**Records from a dataset:**
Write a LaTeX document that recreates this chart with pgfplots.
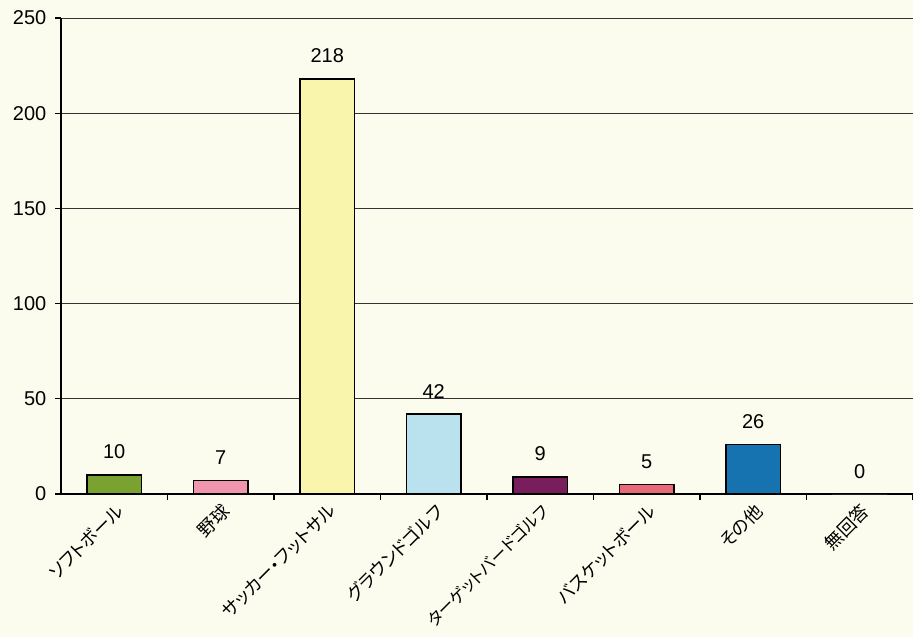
\documentclass[border=0pt]{standalone}
\usepackage{pgfplots}
\pgfplotsset{compat=1.18}
\usepackage{fontspec}
\setmainfont{Liberation Sans}
\newfontfamily\cjk[RawFeature=+palt]{Noto Sans CJK JP}
\definecolor{paper}{RGB}{252,252,238}
\definecolor{cSoft}{RGB}{122,162,48}
\definecolor{cBase}{RGB}{240,150,172}
\definecolor{cSocc}{RGB}{250,245,172}
\definecolor{cGolf}{RGB}{186,225,238}
\definecolor{cTarg}{RGB}{120,30,92}
\definecolor{cBask}{RGB}{232,105,120}
\definecolor{cOther}{RGB}{22,115,175}
\begin{document}
\begin{tikzpicture}
\path[use as bounding box, fill=paper] (0,0) rectangle (684.75pt,477.75pt);
\begin{axis}[
  at={(45.75pt,107.25pt)}, anchor=south west,
  scale only axis, width=639pt, height=357pt,
  ybar, bar width=41pt, bar shift=0pt,
  xmin=-0.5, xmax=7.5, ymin=0, ymax=250,
  axis x line=bottom, axis y line=left,
  axis line style={-, black, line width=0.9pt},
  xtick={0,...,7},
  xticklabels={ソフトボール,野球,サッカー・フットサル,グラウンドゴルフ,{\fontsize{12.5}{12.5}\selectfont ターゲットバードゴルフ},バスケットボール,その他,無回答},
  minor xtick={0.5,1.5,...,7.5},
  major x tick style={draw=none},
  tick align=outside, tick style={black, line width=0.8pt},
  major tick length=4.5pt, minor tick length=4.5pt,
  ytick={0,50,...,250},
  ymajorgrids, major grid style={black!80, line width=0.7pt},
  /pgf/number format/assume math mode=true,
  yticklabel style={font=\fontsize{15}{15}\selectfont, xshift=-3pt},
  xticklabel style={rotate=45, anchor=north east, inner sep=1pt, font=\cjk\fontsize{13.5}{13.5}\selectfont},
  nodes near coords,
  nodes near coords style={font=\fontsize{15}{15}\selectfont, yshift=8pt},
  every axis plot/.append style={draw=black, line width=1pt},
]
\addplot[fill=cSoft] coordinates {(0,10)};
\addplot[fill=cBase] coordinates {(1,7)};
\addplot[fill=cSocc] coordinates {(2,218)};
\addplot[fill=cGolf] coordinates {(3,42)};
\addplot[fill=cTarg] coordinates {(4,9)};
\addplot[fill=cBask] coordinates {(5,5)};
\addplot[fill=cOther] coordinates {(6,26)};
\addplot[fill=paper, draw=none] coordinates {(7,0)};
\end{axis}
\end{tikzpicture}
\end{document}
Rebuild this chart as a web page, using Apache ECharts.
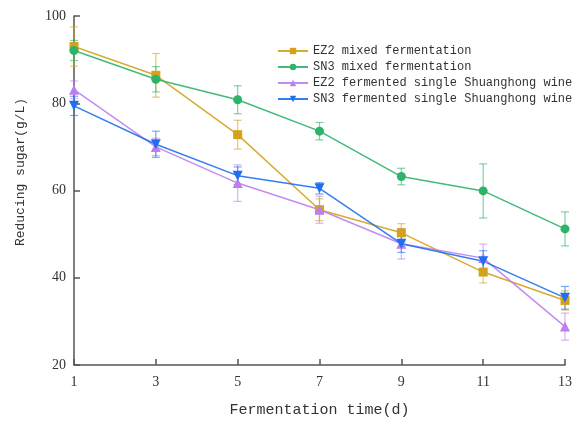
<!DOCTYPE html>
<html><head><meta charset="utf-8">
<script src="https://cdn.jsdelivr.net/npm/echarts@6/dist/echarts.min.js"></script>
<style>html,body{margin:0;padding:0;background:#fff}#c{width:575px;height:423px}</style>
</head><body><div id="c"></div>
<script>
const days = [1, 3, 5, 7, 9, 11, 13];
const seriesNames = ['EZ2 mixed fermentation', 'SN3 mixed fermentation', 'EZ2 fermented single Shuanghong wine', 'SN3 fermented single Shuanghong wine'];
const ez2Mixed = [93.0, 86.4, 72.8, 55.6, 50.3, 41.3, 34.8];
const ez2MixedErr = [4.5, 5.0, 3.3, 2.5, 2.1, 2.5, 2.2];
const sn3Mixed = [92.1, 85.5, 80.8, 73.6, 63.2, 59.9, 51.2];
const sn3MixedErr = [2.3, 2.9, 3.2, 2.0, 1.9, 6.2, 3.9];
const ez2Single = [83.1, 70.0, 61.7, 55.6, 47.8, 44.5, 28.8];
const ez2SingleErr = [2.0, 2.0, 4.2, 3.1, 3.5, 3.2, 3.1];
const sn3Single = [79.4, 70.6, 63.4, 60.5, 47.8, 43.8, 35.4];
const sn3SingleErr = [2.2, 3.0, 2.0, 1.3, 2.0, 2.4, 2.6];
const yTicks = [20, 40, 60, 80, 100];
const xTicks = [1, 3, 5, 7, 9, 11, 13];
const yTitle = 'Reducing sugar(g/L)';
const xTitle = 'Fermentation time(d)';

const colors = ['#d4a21a', '#2eb36a', '#bd7ff0', '#1f6ff0'];
const symbols = ['rect', 'circle', 'triangle', 'path://M0,0 L10,0 L5,9 Z'];
const symSizes = [9, 9, 10, 10];
const vals = [ez2Mixed, sn3Mixed, ez2Single, sn3Single];
const errs = [ez2MixedErr, sn3MixedErr, ez2SingleErr, sn3SingleErr];

const series = [];
vals.forEach((v, i) => {
  series.push({
    type: 'custom',
    silent: true,
    z: 1,
    data: days.map((d, k) => [d, v[k] - errs[i][k], v[k] + errs[i][k]]),
    renderItem: function (params, api) {
      const lo = api.coord([api.value(0), api.value(1)]);
      const hi = api.coord([api.value(0), api.value(2)]);
      const w = 4;
      const st = { stroke: colors[i], lineWidth: 1.2, opacity: 0.6 };
      return { type: 'group', children: [
        { type: 'line', shape: { x1: lo[0], y1: lo[1], x2: hi[0], y2: hi[1] }, style: st },
        { type: 'line', shape: { x1: lo[0] - w, y1: lo[1], x2: lo[0] + w, y2: lo[1] }, style: st },
        { type: 'line', shape: { x1: hi[0] - w, y1: hi[1], x2: hi[0] + w, y2: hi[1] }, style: st }
      ]};
    }
  });
});
vals.forEach((v, i) => {
  series.push({
    name: seriesNames[i],
    type: 'line',
    z: 3,
    data: days.map((d, k) => [d, v[k]]),
    symbol: symbols[i],
    symbolSize: symSizes[i],
    showAllSymbol: true,
    itemStyle: { color: colors[i] },
    lineStyle: { color: colors[i], width: 1.5, opacity: 0.9 }
  });
});

const chart = echarts.init(document.getElementById('c'), null, { renderer: 'canvas' });
chart.setOption({
  animation: false,
  backgroundColor: '#fff',
  grid: { left: 74, right: 10, top: 16, bottom: 54 },
  legend: {
    orient: 'vertical', left: 272, top: 38, itemGap: 0,
    itemWidth: 30, itemHeight: 8,
    data: seriesNames,
    textStyle: { fontFamily: 'Liberation Mono', fontSize: 12, lineHeight: 16, color: '#333' }
  },
  graphic: [{
    type: 'text',
    x: 21, y: 172,
    rotation: Math.PI / 2,
    style: { text: yTitle, font: '13px "Liberation Mono"', fill: '#333', align: 'center', verticalAlign: 'middle' }
  }],
  xAxis: {
    type: 'value', min: 1, max: 13, interval: 2,
    name: xTitle, nameLocation: 'middle', nameGap: 38,
    nameTextStyle: { fontFamily: 'Liberation Mono', fontSize: 15, color: '#333' },
    axisLine: { lineStyle: { color: '#555', width: 1.5 } },
    axisTick: { inside: true, length: 6, lineStyle: { color: '#555', width: 1.5 } },
    axisLabel: { fontFamily: 'Liberation Serif', fontSize: 14, color: '#333', margin: 10,
      formatter: v => xTicks.includes(v) ? String(v) : '' },
    splitLine: { show: false }
  },
  yAxis: {
    type: 'value', min: 20, max: 100, interval: 20,
    axisLine: { show: true, lineStyle: { color: '#555', width: 1.5 } },
    axisTick: { show: true, inside: true, length: 6, lineStyle: { color: '#555', width: 1.5 } },
    axisLabel: { fontFamily: 'Liberation Serif', fontSize: 14, color: '#333', margin: 8,
      formatter: v => yTicks.includes(v) ? String(v) : '' },
    splitLine: { show: false }
  },
  series: series
});
</script></body></html>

**GIVEN INSTRUCTION:** Set down the complete material exactly, but do not include the images.

**RESULT BELOW:**
Write a LaTeX document that recreates this chart with pgfplots.
\documentclass[border=0pt]{standalone}
\usepackage{pgfplots}
\pgfplotsset{compat=1.18}
\usepackage{fontspec}
\setmainfont{Liberation Sans}
\newfontfamily\cjk[RawFeature=+palt]{Noto Sans CJK JP}
\definecolor{paper}{RGB}{252,252,238}
\definecolor{cSoft}{RGB}{122,162,48}
\definecolor{cBase}{RGB}{240,150,172}
\definecolor{cSocc}{RGB}{250,245,172}
\definecolor{cGolf}{RGB}{186,225,238}
\definecolor{cTarg}{RGB}{120,30,92}
\definecolor{cBask}{RGB}{232,105,120}
\definecolor{cOther}{RGB}{22,115,175}
\begin{document}
\begin{tikzpicture}
\path[use as bounding box, fill=paper] (0,0) rectangle (684.75pt,477.75pt);
\begin{axis}[
  at={(45.75pt,107.25pt)}, anchor=south west,
  scale only axis, width=639pt, height=357pt,
  ybar, bar width=41pt, bar shift=0pt,
  xmin=-0.5, xmax=7.5, ymin=0, ymax=250,
  axis x line=bottom, axis y line=left,
  axis line style={-, black, line width=0.9pt},
  xtick={0,...,7},
  xticklabels={ソフトボール,野球,サッカー・フットサル,グラウンドゴルフ,{\fontsize{12.5}{12.5}\selectfont ターゲットバードゴルフ},バスケットボール,その他,無回答},
  minor xtick={0.5,1.5,...,7.5},
  major x tick style={draw=none},
  tick align=outside, tick style={black, line width=0.8pt},
  major tick length=4.5pt, minor tick length=4.5pt,
  ytick={0,50,...,250},
  ymajorgrids, major grid style={black!80, line width=0.7pt},
  /pgf/number format/assume math mode=true,
  yticklabel style={font=\fontsize{15}{15}\selectfont, xshift=-3pt},
  xticklabel style={rotate=45, anchor=north east, inner sep=1pt, font=\cjk\fontsize{13.5}{13.5}\selectfont},
  nodes near coords,
  nodes near coords style={font=\fontsize{15}{15}\selectfont, yshift=8pt},
  every axis plot/.append style={draw=black, line width=1pt},
]
\addplot[fill=cSoft] coordinates {(0,10)};
\addplot[fill=cBase] coordinates {(1,7)};
\addplot[fill=cSocc] coordinates {(2,218)};
\addplot[fill=cGolf] coordinates {(3,42)};
\addplot[fill=cTarg] coordinates {(4,9)};
\addplot[fill=cBask] coordinates {(5,5)};
\addplot[fill=cOther] coordinates {(6,26)};
\addplot[fill=paper, draw=none] coordinates {(7,0)};
\end{axis}
\end{tikzpicture}
\end{document}
Rebuild this chart as a web page, using Apache ECharts.
<!DOCTYPE html>
<html><head><meta charset="utf-8">
<script src="https://cdn.jsdelivr.net/npm/echarts@6/dist/echarts.min.js"></script>
<style>html,body{margin:0;padding:0;background:#fff}#c{width:575px;height:423px}</style>
</head><body><div id="c"></div>
<script>
const days = [1, 3, 5, 7, 9, 11, 13];
const seriesNames = ['EZ2 mixed fermentation', 'SN3 mixed fermentation', 'EZ2 fermented single Shuanghong wine', 'SN3 fermented single Shuanghong wine'];
const ez2Mixed = [93.0, 86.4, 72.8, 55.6, 50.3, 41.3, 34.8];
const ez2MixedErr = [4.5, 5.0, 3.3, 2.5, 2.1, 2.5, 2.2];
const sn3Mixed = [92.1, 85.5, 80.8, 73.6, 63.2, 59.9, 51.2];
const sn3MixedErr = [2.3, 2.9, 3.2, 2.0, 1.9, 6.2, 3.9];
const ez2Single = [83.1, 70.0, 61.7, 55.6, 47.8, 44.5, 28.8];
const ez2SingleErr = [2.0, 2.0, 4.2, 3.1, 3.5, 3.2, 3.1];
const sn3Single = [79.4, 70.6, 63.4, 60.5, 47.8, 43.8, 35.4];
const sn3SingleErr = [2.2, 3.0, 2.0, 1.3, 2.0, 2.4, 2.6];
const yTicks = [20, 40, 60, 80, 100];
const xTicks = [1, 3, 5, 7, 9, 11, 13];
const yTitle = 'Reducing sugar(g/L)';
const xTitle = 'Fermentation time(d)';

const colors = ['#d4a21a', '#2eb36a', '#bd7ff0', '#1f6ff0'];
const symbols = ['rect', 'circle', 'triangle', 'path://M0,0 L10,0 L5,9 Z'];
const symSizes = [9, 9, 10, 10];
const vals = [ez2Mixed, sn3Mixed, ez2Single, sn3Single];
const errs = [ez2MixedErr, sn3MixedErr, ez2SingleErr, sn3SingleErr];

const series = [];
vals.forEach((v, i) => {
  series.push({
    type: 'custom',
    silent: true,
    z: 1,
    data: days.map((d, k) => [d, v[k] - errs[i][k], v[k] + errs[i][k]]),
    renderItem: function (params, api) {
      const lo = api.coord([api.value(0), api.value(1)]);
      const hi = api.coord([api.value(0), api.value(2)]);
      const w = 4;
      const st = { stroke: colors[i], lineWidth: 1.2, opacity: 0.6 };
      return { type: 'group', children: [
        { type: 'line', shape: { x1: lo[0], y1: lo[1], x2: hi[0], y2: hi[1] }, style: st },
        { type: 'line', shape: { x1: lo[0] - w, y1: lo[1], x2: lo[0] + w, y2: lo[1] }, style: st },
        { type: 'line', shape: { x1: hi[0] - w, y1: hi[1], x2: hi[0] + w, y2: hi[1] }, style: st }
      ]};
    }
  });
});
vals.forEach((v, i) => {
  series.push({
    name: seriesNames[i],
    type: 'line',
    z: 3,
    data: days.map((d, k) => [d, v[k]]),
    symbol: symbols[i],
    symbolSize: symSizes[i],
    showAllSymbol: true,
    itemStyle: { color: colors[i] },
    lineStyle: { color: colors[i], width: 1.5, opacity: 0.9 }
  });
});

const chart = echarts.init(document.getElementById('c'), null, { renderer: 'canvas' });
chart.setOption({
  animation: false,
  backgroundColor: '#fff',
  grid: { left: 74, right: 10, top: 16, bottom: 54 },
  legend: {
    orient: 'vertical', left: 272, top: 38, itemGap: 0,
    itemWidth: 30, itemHeight: 8,
    data: seriesNames,
    textStyle: { fontFamily: 'Liberation Mono', fontSize: 12, lineHeight: 16, color: '#333' }
  },
  graphic: [{
    type: 'text',
    x: 21, y: 172,
    rotation: Math.PI / 2,
    style: { text: yTitle, font: '13px "Liberation Mono"', fill: '#333', align: 'center', verticalAlign: 'middle' }
  }],
  xAxis: {
    type: 'value', min: 1, max: 13, interval: 2,
    name: xTitle, nameLocation: 'middle', nameGap: 38,
    nameTextStyle: { fontFamily: 'Liberation Mono', fontSize: 15, color: '#333' },
    axisLine: { lineStyle: { color: '#555', width: 1.5 } },
    axisTick: { inside: true, length: 6, lineStyle: { color: '#555', width: 1.5 } },
    axisLabel: { fontFamily: 'Liberation Serif', fontSize: 14, color: '#333', margin: 10,
      formatter: v => xTicks.includes(v) ? String(v) : '' },
    splitLine: { show: false }
  },
  yAxis: {
    type: 'value', min: 20, max: 100, interval: 20,
    axisLine: { show: true, lineStyle: { color: '#555', width: 1.5 } },
    axisTick: { show: true, inside: true, length: 6, lineStyle: { color: '#555', width: 1.5 } },
    axisLabel: { fontFamily: 'Liberation Serif', fontSize: 14, color: '#333', margin: 8,
      formatter: v => yTicks.includes(v) ? String(v) : '' },
    splitLine: { show: false }
  },
  series: series
});
</script></body></html>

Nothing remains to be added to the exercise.